Society’s Adaptability and the Potential for Nowcasting

A few additional points. We should not get too fixated on minor differences in proposed projects.

  • Transport models which do not endogenize changes in land use (and they cannot do that accurately either), will completely miss the adaptation process.
  • Society invariably adapts to whatever infrastructure it finds. Travelers mold and reshape behaviours, and patterns in response to changes in the built environment, while the infrastructure and land development themselves are mutually causal.
  • You build the bridge here, the town grows here. You build it there, the town grows there. In a 100 years, building the replacement bridge there instead of here won’t make sense, even if your model originally said there was better than here.

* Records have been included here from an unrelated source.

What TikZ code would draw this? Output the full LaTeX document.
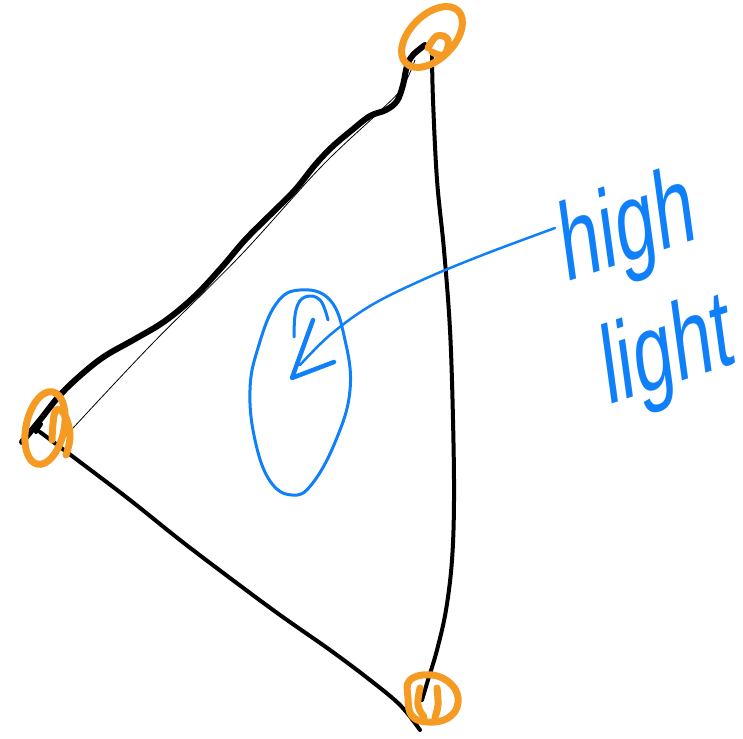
\documentclass[tikz,border=0pt]{standalone}
\usepackage{fontspec}
\setmainfont{Liberation Sans}
\definecolor{hlorange}{RGB}{245,155,35}
\definecolor{hlblue}{RGB}{15,128,250}
\tikzset{
  pen/.style={line cap=round,line join=round},
  thickpen/.style={pen,black,line width=6pt},
  midpen/.style={pen,black,line width=4pt},
  thinpen/.style={pen,black,line width=0.8pt},
  orangepen/.style={pen,hlorange,line width=7pt},
  bluepen/.style={pen,hlblue,line width=3pt},
  handtext/.style={text=hlblue,font=\fontsize{72}{72}\selectfont,inner sep=0pt,yscale=1.55,rotate=12}
}
\begin{document}
\begin{tikzpicture}[x=1pt,y=-1pt]
\useasboundingbox (0,0) rectangle (743,738);
% vertices
\coordinate (A) at (22,442);
\coordinate (A2) at (40,432);
\coordinate (A3) at (62,440);
\coordinate (B) at (425,45);
\coordinate (B2) at (432,55);
\coordinate (B3) at (415,60);
\coordinate (C) at (422,700);
\coordinate (C2) at (420,730);
% thick wavy edge (left to top)
\draw[thickpen] plot[smooth,tension=0.6] coordinates {(A) (40,420) (60,395) (82,374) (105,356) (135,339) (165,321) (195,296) (222,267) (245,240) (270,215) (295,190) (315,165) (332,147) (352,130) (370,116) (386,110) (397,101) (403,85) (407,66) (413,55) (B)};
% thin edge
\draw[thinpen] plot[smooth,tension=0.6] coordinates {(A3) (150,346) (240,256) (320,168) (378,113) (402,88) (B3)};
% right edge
\draw[midpen] plot[smooth,tension=0.6] coordinates {(B2) (433,100) (437,180) (444,250) (450,330) (453,420) (454,500) (452,560) (446,610) (437,650) (428,680) (C)};
% bottom-left edge
\draw[midpen] plot[smooth,tension=0.6] coordinates {(A2) (80,462) (130,500) (180,540) (230,578) (280,615) (330,650) (370,680) (400,705) (C2)};
% small tick at left vertex
\draw[thickpen,line width=4pt] (36,432) -- (41,424);
% orange vertex marks
\draw[orangepen,rotate around={-12:(45,428)}] (45,428) ellipse (19 and 37);
\draw[orangepen] plot[smooth,tension=0.7] coordinates {(52,440) (55,412) (64,414) (70,435) (66,455)};
\draw[orangepen,rotate around={45:(432,37)}] (432,37) ellipse (37 and 22);
\draw[orangepen] plot[smooth,tension=0.7] coordinates {(428,48) (437,36) (448,40) (444,55) (432,52)};
\draw[orangepen] plot[smooth cycle,tension=0.7] coordinates {(410,680) (432,675) (452,685) (458,703) (448,718) (428,722) (412,716) (408,698)};
\draw[orangepen] plot[smooth,tension=0.7] coordinates {(420,688) (418,705) (424,717)};
\draw[orangepen] plot[smooth,tension=0.7] coordinates {(437,688) (438,705) (435,717)};
% blue highlight
\node[handtext] (high) at (628,232) {high};
\node[handtext] (light) at (668,356) {light};
\coordinate (E) at (300,365);
\draw[bluepen] plot[smooth cycle,tension=0.7] coordinates {(300,290) (330,300) (345,340) (350,390) (336,440) (312,484) (292,495) (270,481) (255,440) (250,390) (258,348) (276,304)};
\draw[bluepen] plot[smooth,tension=0.7] coordinates {(294,337) (296,310) (305,297) (320,300) (328,320)};
\draw[bluepen,line width=2.5pt] plot[smooth,tension=0.6] coordinates {(555,228) (480,256) (420,281) (370,306) (330,335) (E)};
\draw[bluepen,line width=4.5pt] (313,320) -- (292,378) -- (334,362);
\end{tikzpicture}
\end{document}
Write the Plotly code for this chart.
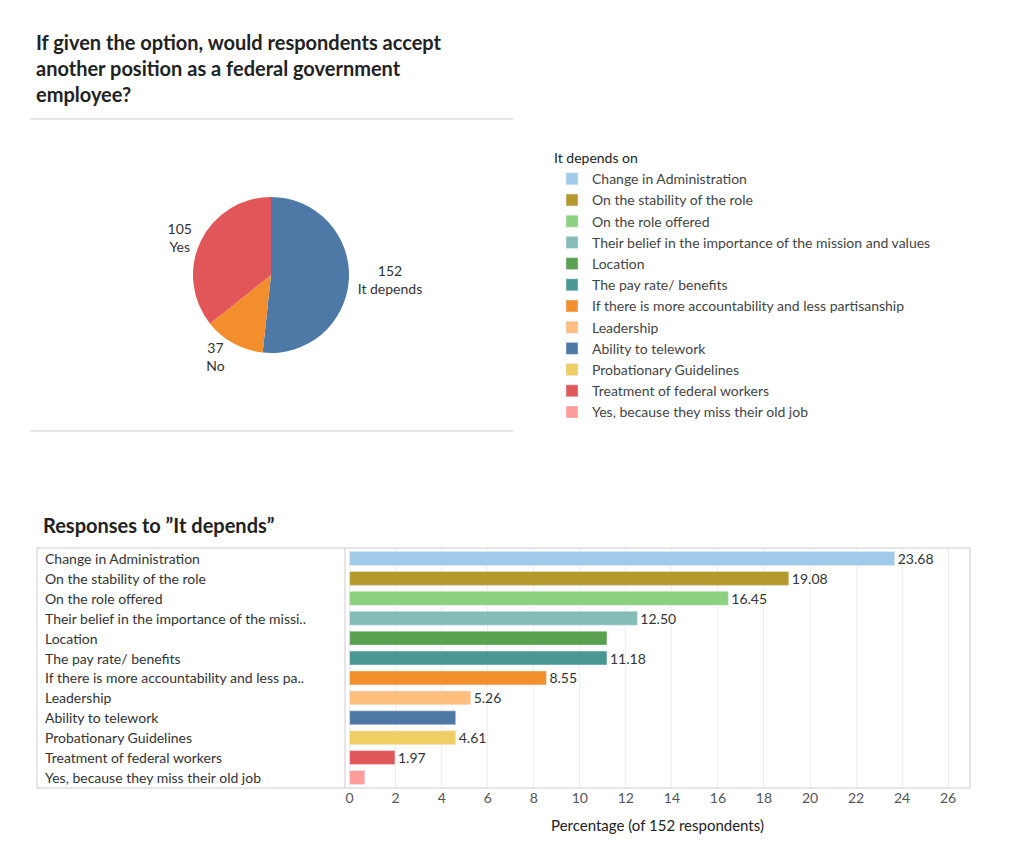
import plotly.graph_objects as go

pie_labels = ["It depends", "No", "Yes"]
pie_values = [152, 37, 105]
pie_colors = ["#4e79a7", "#f28e2b", "#e15759"]

categories = ["Change in Administration", "On the stability of the role", "On the role offered",
              "Their belief in the importance of the mission and values", "Location",
              "The pay rate/ benefits", "If there is more accountability and less partisanship",
              "Leadership", "Ability to telework", "Probationary Guidelines",
              "Treatment of federal workers", "Yes, because they miss their old job"]
short_labels = ["Change in Administration", "On the stability of the role", "On the role offered",
                "Their belief in the importance of the missi..", "Location",
                "The pay rate/ benefits", "If there is more accountability and less pa..",
                "Leadership", "Ability to telework", "Probationary Guidelines",
                "Treatment of federal workers", "Yes, because they miss their old job"]
percent = [23.68, 19.08, 16.45, 12.50, 11.18, 11.18, 8.55, 5.26, 4.61, 4.61, 1.97, 0.66]
shown = [True, True, True, True, False, True, True, True, False, True, True, False]
colors = ["#a0cbe8", "#b6992d", "#8cd17d", "#86bcb6", "#59a14f", "#499894", "#f28e2b",
          "#ffbe7d", "#4e79a7", "#f1ce63", "#e15759", "#ff9d9a"]

W, H = 1015, 864
# page puts the figure 8px in from the top-left corner
px_x = lambda x: (x - 8) / W
px_y = lambda y: 1 - (y - 8) / H
font = "Lato, Noto Sans, sans-serif"

fig = go.Figure()
fig.add_trace(go.Pie(labels=pie_labels, values=pie_values, marker=dict(colors=pie_colors),
                     sort=False, direction="clockwise", rotation=0,
                     texttemplate="%{value}<br>%{label}", textposition="outside",
                     textfont=dict(size=14, color="#333"), showlegend=False,
                     domain=dict(x=[px_x(193), px_x(349)], y=[px_y(353), px_y(197)])))

for i, c in enumerate(categories):
    fig.add_trace(go.Bar(x=[percent[i]], y=[c], orientation="h", name=c,
                         marker=dict(color=colors[i]), width=0.7,
                         text=[f"{percent[i]:.2f}" if shown[i] else ""],
                         textposition="outside", constraintext="none",
                         textfont=dict(size=14, color="#333"), cliponaxis=False))

for i, c in enumerate(categories):
    fig.add_annotation(x=px_x(43), xref="paper", y=c, yref="y", text=short_labels[i],
                       xanchor="left", showarrow=False, font=dict(size=14, color="#333"))

fig.update_layout(
    width=W, height=H, margin=dict(l=0, r=0, t=0, b=0),
    paper_bgcolor="white", plot_bgcolor="white", barmode="overlay",
    font=dict(family=font, color="#333"),
    legend=dict(x=px_x(552), y=px_y(145), xanchor="left", yanchor="top",
                title=dict(text="It depends on", font=dict(size=14, color="#222")),
                font=dict(size=14, color="#444"), tracegroupgap=0, itemwidth=30),
    xaxis=dict(domain=[px_x(345), px_x(970)], range=[-0.2, 26.95], dtick=2,
               showgrid=True, gridcolor="#eeeeee", zeroline=False,
               tickfont=dict(size=14, color="#555"), ticks="",
               title=dict(text="Percentage (of 152 respondents)", font=dict(size=15, color="#222"))),
    yaxis=dict(domain=[px_y(788), px_y(548)], categoryorder="array",
               categoryarray=categories[::-1], showticklabels=False, showgrid=False),
    annotations=list(fig.layout.annotations) + [
        dict(x=px_x(34), y=px_y(28), xref="paper", yref="paper", xanchor="left", yanchor="top",
             align="left", showarrow=False,
             text="<b>If given the option, would respondents accept<br>another position as a federal government<br>employee?</b>",
             font=dict(size=20, color="#222")),
        dict(x=px_x(41), y=px_y(525), xref="paper", yref="paper", xanchor="left", yanchor="middle",
             showarrow=False, text="<b>Responses to \u201dIt depends\u201d</b>",
             font=dict(size=20, color="#222")),
    ],
    shapes=[
        dict(type="line", xref="paper", yref="paper", x0=px_x(30), x1=px_x(513),
             y0=px_y(119), y1=px_y(119), line=dict(color="#ccc", width=1)),
        dict(type="line", xref="paper", yref="paper", x0=px_x(30), x1=px_x(513),
             y0=px_y(431), y1=px_y(431), line=dict(color="#ccc", width=1)),
        dict(type="rect", xref="paper", yref="paper", x0=px_x(37), x1=px_x(970),
             y0=px_y(788), y1=px_y(548), line=dict(color="#ccc", width=1)),
        dict(type="line", xref="paper", yref="paper", x0=px_x(345), x1=px_x(345),
             y0=px_y(788), y1=px_y(548), line=dict(color="#ccc", width=1)),
    ],
)

fig.write_html("out.html")
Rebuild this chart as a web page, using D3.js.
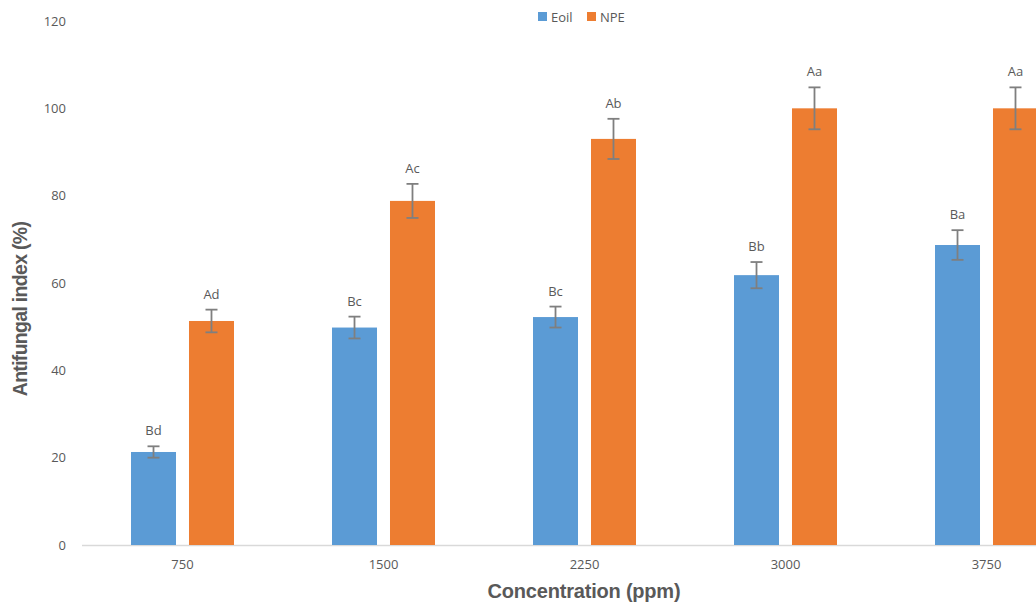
<!DOCTYPE html>
<html><head><meta charset="utf-8">
<script src="https://cdn.jsdelivr.net/npm/d3@7"></script>
<style>body{margin:0;background:#fff}svg{display:block}</style>
</head><body><svg id="c" width="1036" height="603"></svg>
<script>
const categories = ["750","1500","2250","3000","3750"];
const series = ["Eoil","NPE"];
const eoil = [21.3, 49.8, 52.2, 61.8, 68.7];
const npe = [51.3, 78.8, 93.0, 100.0, 100.0];
const eoilErr = [1.3, 2.5, 2.4, 3.0, 3.4];
const npeErr = [2.6, 3.9, 4.6, 4.8, 4.8];
const eoilLabels = ["Bd","Bc","Bc","Bb","Ba"];
const npeLabels = ["Ad","Ac","Ab","Aa","Aa"];
const yTicks = [0,20,40,60,80,100,120];
const colors = {Eoil:"#5b9bd5", NPE:"#ed7d31"};

const svg = d3.select("#c");
const x0 = 82, x1 = 1087, yTop = 21, yBot = 545;
const x = d3.scaleBand().domain(categories).range([x0, x1]);
const xs = d3.scaleBand().domain(series).range([0, x.bandwidth()]).paddingInner(0.224).paddingOuter(0.845);
const y = d3.scaleLinear().domain([0,120]).range([yBot, yTop]);
const font = "'Liberation Sans', Arial, sans-serif";
const grey = "#595959";

svg.append("g").selectAll("text").data(yTicks).join("text")
  .attr("x", 66).attr("y", d => y(d)).attr("dy","0.35em")
  .attr("text-anchor","end").attr("font-family","'Open Sans', sans-serif").attr("font-size",13)
  .attr("fill",grey).text(d => d);

svg.append("line").attr("x1",x0).attr("x2",1036).attr("y1",yBot+0.5).attr("y2",yBot+0.5)
  .attr("stroke","#d9d9d9").attr("stroke-width",1.5);

svg.append("g").selectAll("text").data(categories).join("text")
  .attr("x", d => x(d) + x.bandwidth()/2).attr("y", 569)
  .attr("text-anchor","middle").attr("font-family","'Open Sans', sans-serif").attr("font-size",13)
  .attr("fill",grey).text(d => d);

const data = [];
categories.forEach((c,i) => {
  data.push({c, s:"Eoil", v:eoil[i], e:eoilErr[i], l:eoilLabels[i]});
  data.push({c, s:"NPE", v:npe[i], e:npeErr[i], l:npeLabels[i]});
});

const g = svg.append("g");
g.selectAll("rect").data(data).join("rect")
  .attr("x", d => x(d.c) + xs(d.s)).attr("width", xs.bandwidth())
  .attr("y", d => y(d.v)).attr("height", d => yBot - y(d.v))
  .attr("fill", d => colors[d.s]);

const cx = d => x(d.c) + xs(d.s) + xs.bandwidth()/2;
const eb = g.append("g").attr("stroke","#7f7f7f").attr("stroke-width",1.8);
eb.selectAll("line.v").data(data).join("line").attr("class","v")
  .attr("x1",cx).attr("x2",cx).attr("y1",d=>y(d.v+d.e)).attr("y2",d=>y(d.v-d.e));
eb.selectAll("line.t").data(data).join("line").attr("class","t")
  .attr("x1",d=>cx(d)-6).attr("x2",d=>cx(d)+6).attr("y1",d=>y(d.v+d.e)).attr("y2",d=>y(d.v+d.e));
eb.selectAll("line.b").data(data).join("line").attr("class","b")
  .attr("x1",d=>cx(d)-6).attr("x2",d=>cx(d)+6).attr("y1",d=>y(d.v-d.e)).attr("y2",d=>y(d.v-d.e));

g.selectAll("text.lab").data(data).join("text").attr("class","lab")
  .attr("x", cx).attr("y", d => y(d.v+d.e) - 11)
  .attr("text-anchor","middle").attr("font-family","'Open Sans', sans-serif").attr("font-size",13)
  .attr("fill",grey).text(d => d.l);

const leg = svg.append("g");
const legItems = [{s:"Eoil", x:538},{s:"NPE", x:587}];
leg.selectAll("rect").data(legItems).join("rect")
  .attr("x",d=>d.x).attr("y",12).attr("width",9).attr("height",9).attr("fill",d=>colors[d.s]);
leg.selectAll("text").data(legItems).join("text")
  .attr("x",d=>d.x+13).attr("y",17).attr("dy","0.35em")
  .attr("font-family","'Open Sans', sans-serif").attr("font-size",13).attr("fill",grey).text(d=>d.s);

svg.append("text").attr("x", 584).attr("y", 598).attr("text-anchor","middle")
  .attr("font-family",font).attr("font-weight","bold").attr("font-size",20)
  .attr("letter-spacing","-0.2").attr("fill",grey).text("Concentration (ppm)");
svg.append("text").attr("transform","translate(27,309) rotate(-90)").attr("text-anchor","middle")
  .attr("font-family",font).attr("font-weight","bold").attr("font-size",19.5)
  .attr("letter-spacing","-0.7").attr("fill",grey).text("Antifungal index (%)");
</script></body></html>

This observation brings to the forefront the idea of “nowcasting.” Instead of getting bogged down with forecasting, it might be more fruitful to focus on the present, analyzing the current implications of a proposed infrastructure project or land use change. That is, we take today’s conditions and insert the project and nothing else. We should be asking: does this work according to the preferred values today? How long is the payoff justifying the costs involved, both monetarily and socially? Things that pay off sooner (have a higher rate of return) are generally better than those that promise pay offs far into the future.

In this context, we should recognise that the wisdom of 19th century UK parliamentarians, who had lesser dependence on data and more on ground realities and human insights, and successfully picked winners for the London Underground, might sometimes prevail over today’s forecasting models.